While Kiroc is subtle, it's not high-tech. Tunes such as the highly wrought, circular "Hull's Triumph" (an homage to Wood's great-uncle, Isaac Hull, the second captain of Old Ironsides), the hesitant, ultimately triumphant "Through the Eye of the Needle," and the jubilant "Journey" announce a singular artist who requires no fanfare. Like guitar models Leo Kottke, Michael Hedges, and John Fahey, Wood crafts melodies as memorable as they are methodical.
"I love music," says Wood, 33. "Even when I lived in Maine, I'd always been influenced by college radio. And being able to experience so many different kinds of music really helped."
An academic brat, Wood was born and raised in Denver, lived in Eislingen Fils, Germany (between Stuttgart and Munich) and Portland, Maine, and, by his teens, wound up in Huron, Ohio. He attended John Carroll University in University Heights, graduating in 1989 with a major in communications and a minor in business. Toward the end of his college career, he became program director of the John Carroll FM station, WJCU.
In 1989, Wood and bassist Darren Frate formed Watts Gnu and had escalating success throughout the early '90s when they worked the Boston area, busking to pedestrians and subway riders. In 1992, they were finalists in a Louisville music competition sponsored by Pizza Hut. In 1994, Watts Gnu opened for Acoustic Alchemy at Peabody's, when that club, in Wood's words, "was what I considered a decent place." That same year, Wood, Frate, percussionist Michael J. Graehling, and drummer Brian Farley released Kindred Spirit, the sole Watts Gnu disc. Produced by former James Gang bassist Dale Peters (Frate's uncle), it signaled the arrival of two talents who have since gone their separate ways. Tellingly, they still play together. While Wood's is the marquee name on I Am Kiroc, its subtitle reads "featuring Darren Frate," and the two will share the stage when the Modern Acoustic Music Collective makes its concert debut.
Since 1997, when Watts Gnu broke up, Wood has been on his own. He took the first year off from music, deriving an income from his own painting company, which specializes in decorative finishes. Wood's wife, Linda Zolten, is a muralist. Now, he largely leaves the art to her. Wood has been a full-time musician for nearly two years, and his key outlet is the Borders Books and Music megachain.
Borders offers Wood a national network and a hospitable venue for performances.
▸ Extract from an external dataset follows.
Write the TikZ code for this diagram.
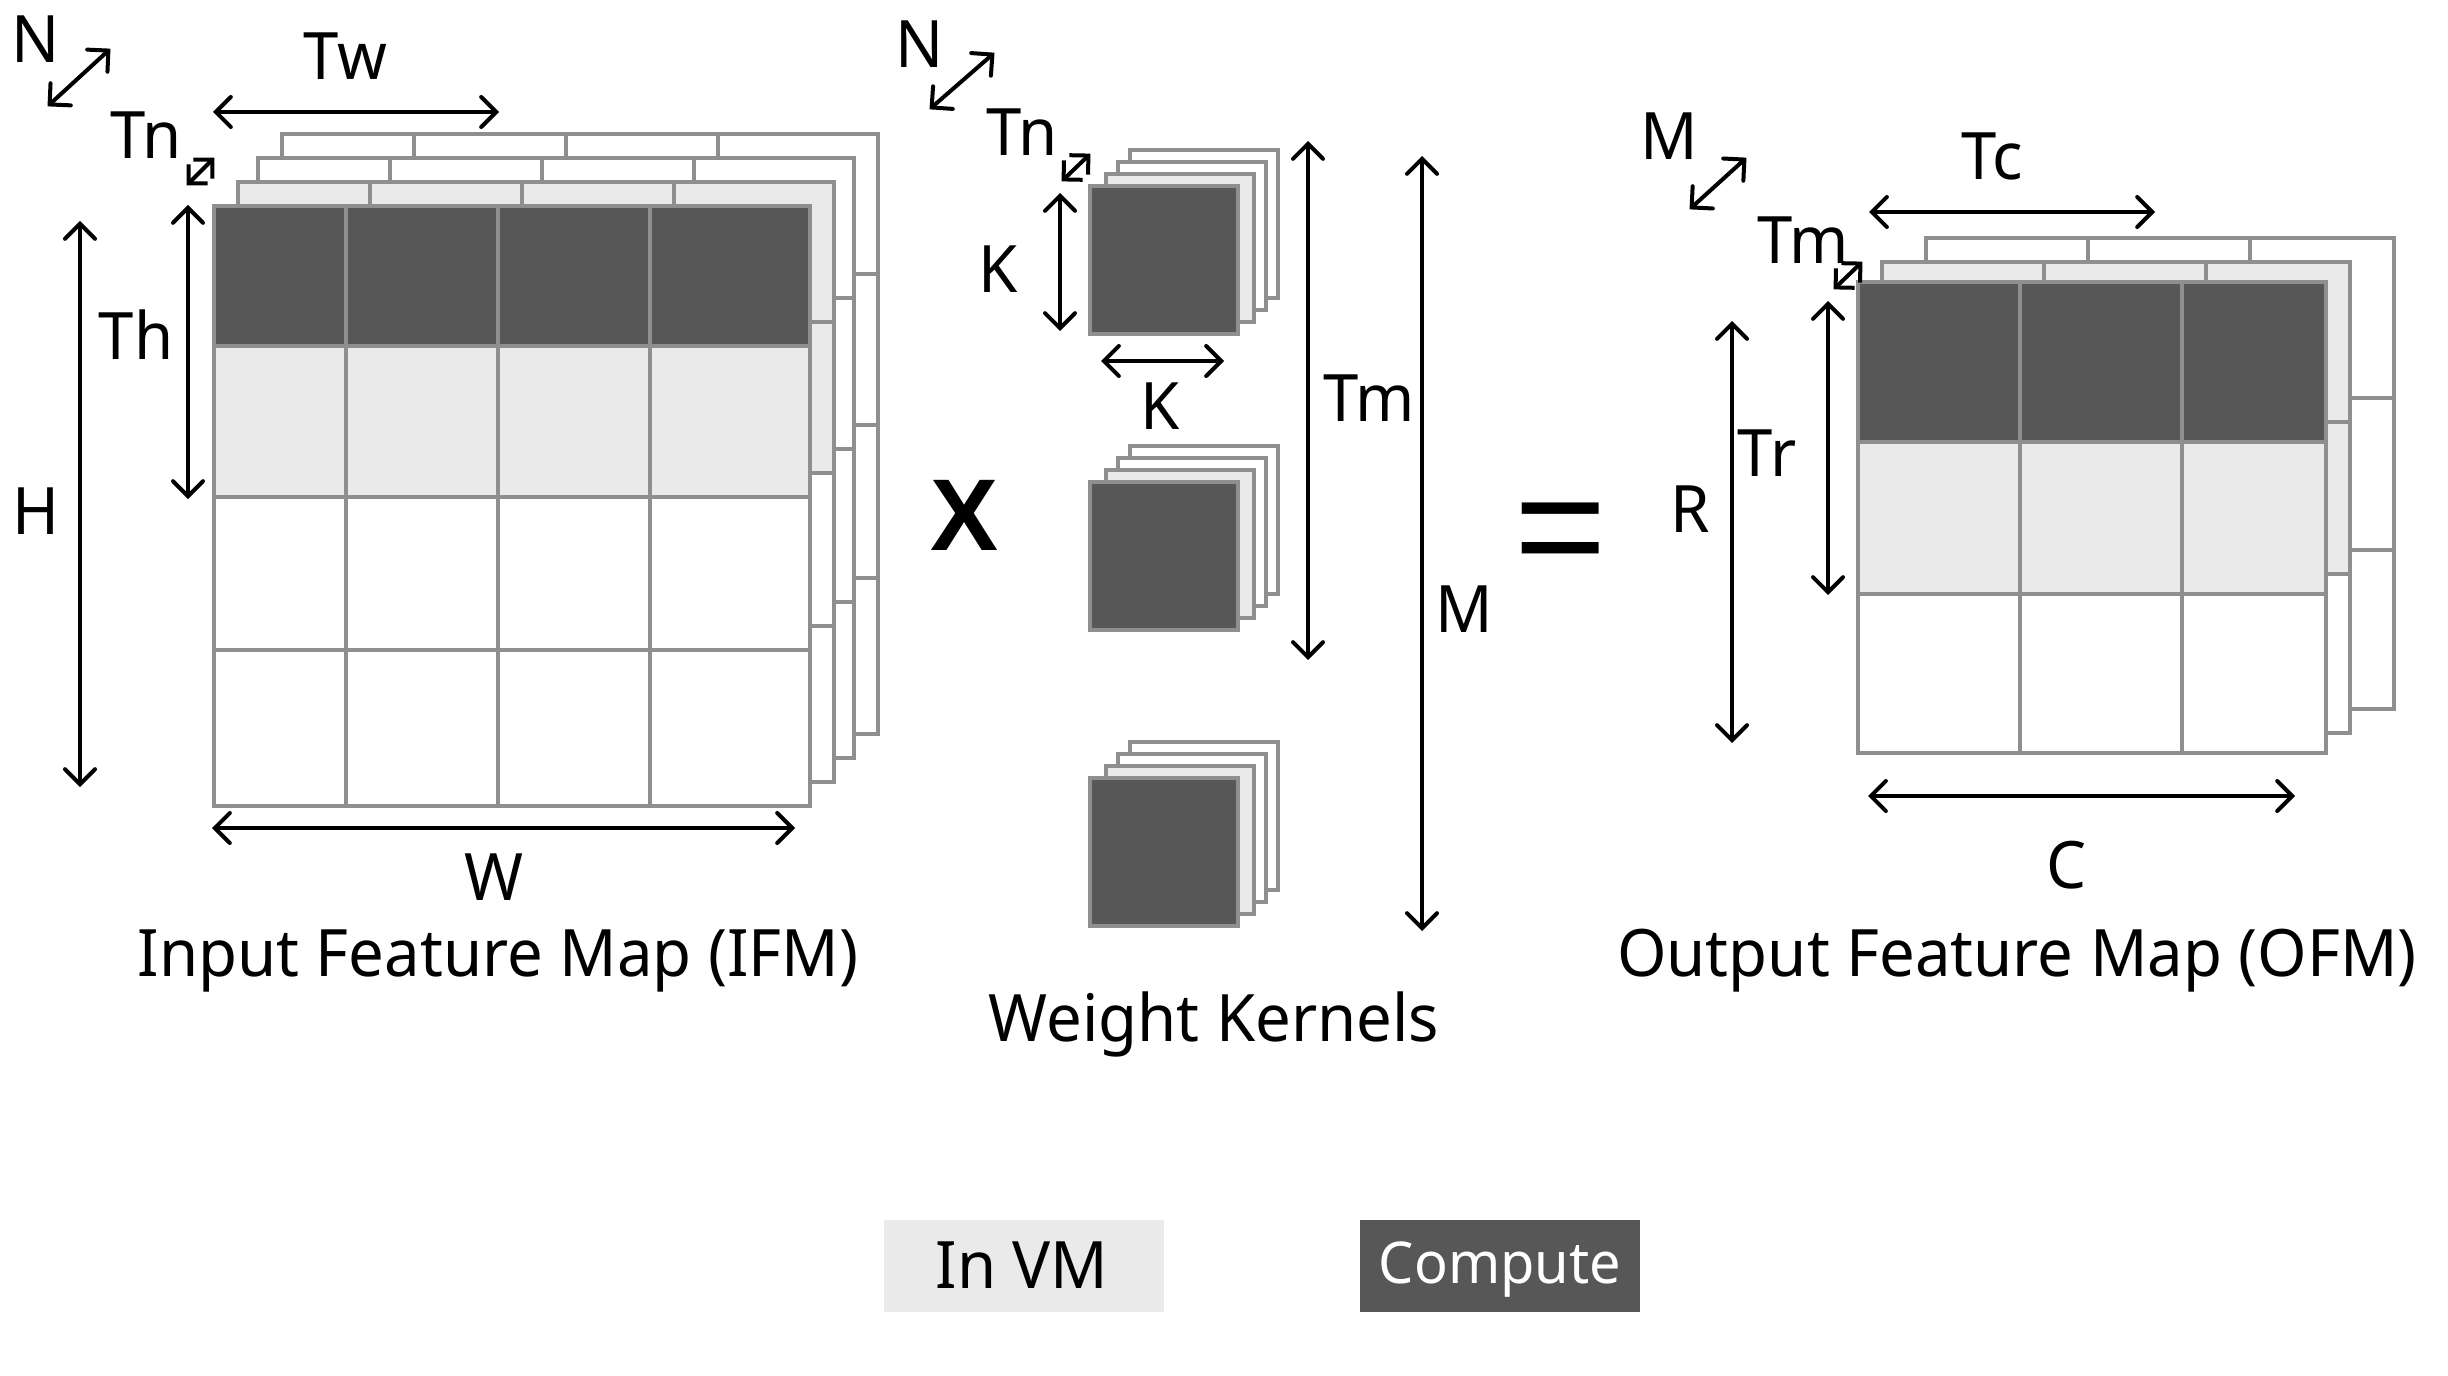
\documentclass[tikz,border=0pt]{standalone}
\usepackage{fontspec}
\usepackage{xcolor}
\setmainfont[FakeStretch=0.97]{Noto Sans}
\newfontfamily\markfont{Liberation Sans}
\usetikzlibrary{arrows.meta}
\definecolor{gridgray}{HTML}{8F8F8F}
\definecolor{vmgray}{HTML}{EAEAEA}
\definecolor{computegray}{HTML}{575757}
\tikzset{
  cell/.style={draw=gridgray,line width=0.04cm,line cap=rect},
  dimarrow/.style={draw=black,line width=0.04cm,shorten <=-0.02cm,shorten >=-0.02cm,{Straight Barb[length=0.15cm,width=0.3cm,line cap=round]}-{Straight Barb[length=0.15cm,width=0.3cm,line cap=round]}},
  smallarrow/.style={draw=black,line width=0.04cm,shorten <=-0.02cm,shorten >=-0.02cm,{Straight Barb[length=0.135cm,width=0.27cm]}-{Straight Barb[length=0.135cm,width=0.27cm]}},
  lab/.style={font=\fontsize{18.6}{22}\selectfont,inner sep=0,anchor=base}
}
\begin{document}
\begin{tikzpicture}[x=0.01cm,y=-0.01cm]
\useasboundingbox (0,0) rectangle (2448,1376);
% input feature map
\foreach \dx/\dy/\fa/\fb in {68/-72/white/white,44/-48/white/white,24/-24/vmgray/vmgray,0/0/computegray/vmgray} {
\begin{scope}[shift={(\dx,\dy)}]
\filldraw[cell,fill=white] (214,206) rectangle (810,806);
\fill[\fa] (214,206) rectangle (810,346);
\fill[\fb] (214,346) rectangle (810,497);
\draw[cell] (214,206) rectangle (810,806);
\foreach \x in {346,498,650} {\draw[cell] (\x,206)--(\x,806);}
\foreach \y in {346,497,650} {\draw[cell] (214,\y)--(810,\y);}
\end{scope}}
% weight kernels
\foreach \ky in {0,296,592} {
\foreach \dx/\dy/\fa in {40/-36/white,28/-24/white,16/-12/vmgray,0/0/computegray} {
\filldraw[cell,fill=\fa] (1090+\dx,186+\ky+\dy) rectangle (1238+\dx,334+\ky+\dy);
}}
% output feature map
\foreach \dx/\dy/\fa/\fb in {68/-44/white/white,24/-20/vmgray/vmgray,0/0/computegray/vmgray} {
\begin{scope}[shift={(\dx,\dy)}]
\filldraw[cell,fill=white] (1858,282) rectangle (2326,753);
\fill[\fa] (1858,282) rectangle (2326,442);
\fill[\fb] (1858,442) rectangle (2326,594);
\draw[cell] (1858,282) rectangle (2326,753);
\foreach \x in {2020,2182} {\draw[cell] (\x,282)--(\x,753);}
\foreach \y in {442,594} {\draw[cell] (1858,\y)--(2326,\y);}
\end{scope}}
% dimension arrows
\foreach \xa/\ya/\xb/\yb in {49/105/109/50,215/112/497/112,188/207/188/497,80/223/80/785,214/828/793/828,
931/108/993/54,1060/195/1060/329,1103/361/1222/361,1308/143/1308/658,1422/158/1422/929,
1691/208/1745/159,1871/212/2153/212,1732/323/1732/741,1828/303/1828/593,1870/796/2293/796} {
\draw[dimarrow] (\xa,\ya)--(\xb,\yb);
}
\foreach \xa/\ya/\xb/\yb in {188/184/213/159,1063/180/1089/155,1835/288/1861/263} {
\draw[smallarrow] (\xa,\ya)--(\xb,\yb);
}
% labels
\foreach \nm/\x/\y/\z in {nifm/36/63/N,tw/345/80/Tw,tnifm/146/159/Tn,th/136/360/Th,h/36/534/H,w/494/900/W,
nk/920/68/N,tnk/1022/156/Tn,ka/998/292/K,kb/1160/429/K,tmk/1369/421/Tm,mk/1464/632/M,
mo/1669/160/M,tc/1992/180/Tc,tmo/1803/264/Tm,tr/1767/476/Tr,ro/1690/532/R,co/2067/888/C} {
\node[lab] (\nm) at (\x,\y) {\z};
}
\node[lab] (ifm) at (498,976) {Input Feature Map (IFM)};
\node[lab] (kern) at (1214,1041) {Weight Kernels};
\node[lab] (ofm) at (2017,976) {Output Feature Map (OFM)};
\node[lab,font=\markfont\fontsize{29}{32}\selectfont\bfseries] (times) at (964,550) {X};
\node[lab,font=\markfont\fontsize{45}{48}\selectfont] (equals) at (1561,580) {=};
% legend
\node[fill=vmgray,minimum width=2.8cm,minimum height=0.92cm,inner sep=0] (vm) at (1024,1266) {};
\node[fill=computegray,minimum width=2.8cm,minimum height=0.92cm,inner sep=0] (comp) at (1500,1266) {};
\node[lab] (vmt) at (1022,1288) {In VM};
\node[lab,text=white,font=\fontsize{16.4}{20}\selectfont] (compt) at (1500,1283) {Compute};
\end{tikzpicture}
\end{document}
"They carry my CD, which makes it very easy for me go to in and play and not have to worry about people hearing the music and saying, 'Okay, what store can I buy that at?'" Wood says.
Occasionally, Wood still tours with Frate, which is when Kiroc enters the picture.
"Are you familiar with old Star Trek episodes?" he asks. "There's one in which Jim Kirk loses his memory and the only thing he can remember [of his name] is Kiroc. In the back of his mind, he's saying Kiroc. When we go on our long trips, and we're trying to keep ourselves awake, we'll recreate old Star Trek episodes and make fun of them."
While his sense of humor is weird, even to Wood, his sense of purpose is clear. Not only is he a man of faith, but Wood has a musical agenda, which is why he initiated the Modern Acoustic Music (MAM) Collective. Along with fellow Cleveland-based musicians Brian Henke, Charlie Mosbrook, and Kelly Fleming, Wood will launch what he hopes is an ongoing acoustic series at the Beachland Ballroom.
"As we've been doing our separate musical things, we decided we had an ability to put together a concert series featuring all of us, our own folk festival-type concerts," Wood says. "So we formed MAM to have a feature presentation that we can bring from city to city and college to college.
"We've been struggling with how to present acoustic music," Wood says. "A lot of times, that acoustic guitar thing gets kind of old, and this way we can present our best stuff in a shorter set. Basically, this is our way to start our own agency."
The key is doing it yourself, suggests the self-taught Wood. "I like to think I'm a good salesperson, and I'm the person who's gotten myself played on six separate NPR stations in six separate cities," he says. "It doesn't take much to do that. It just takes energy and time. That's part of the responsibility of trying to get myself good gigs. I have to pursue them. If I never pursue them, they're not going to happen."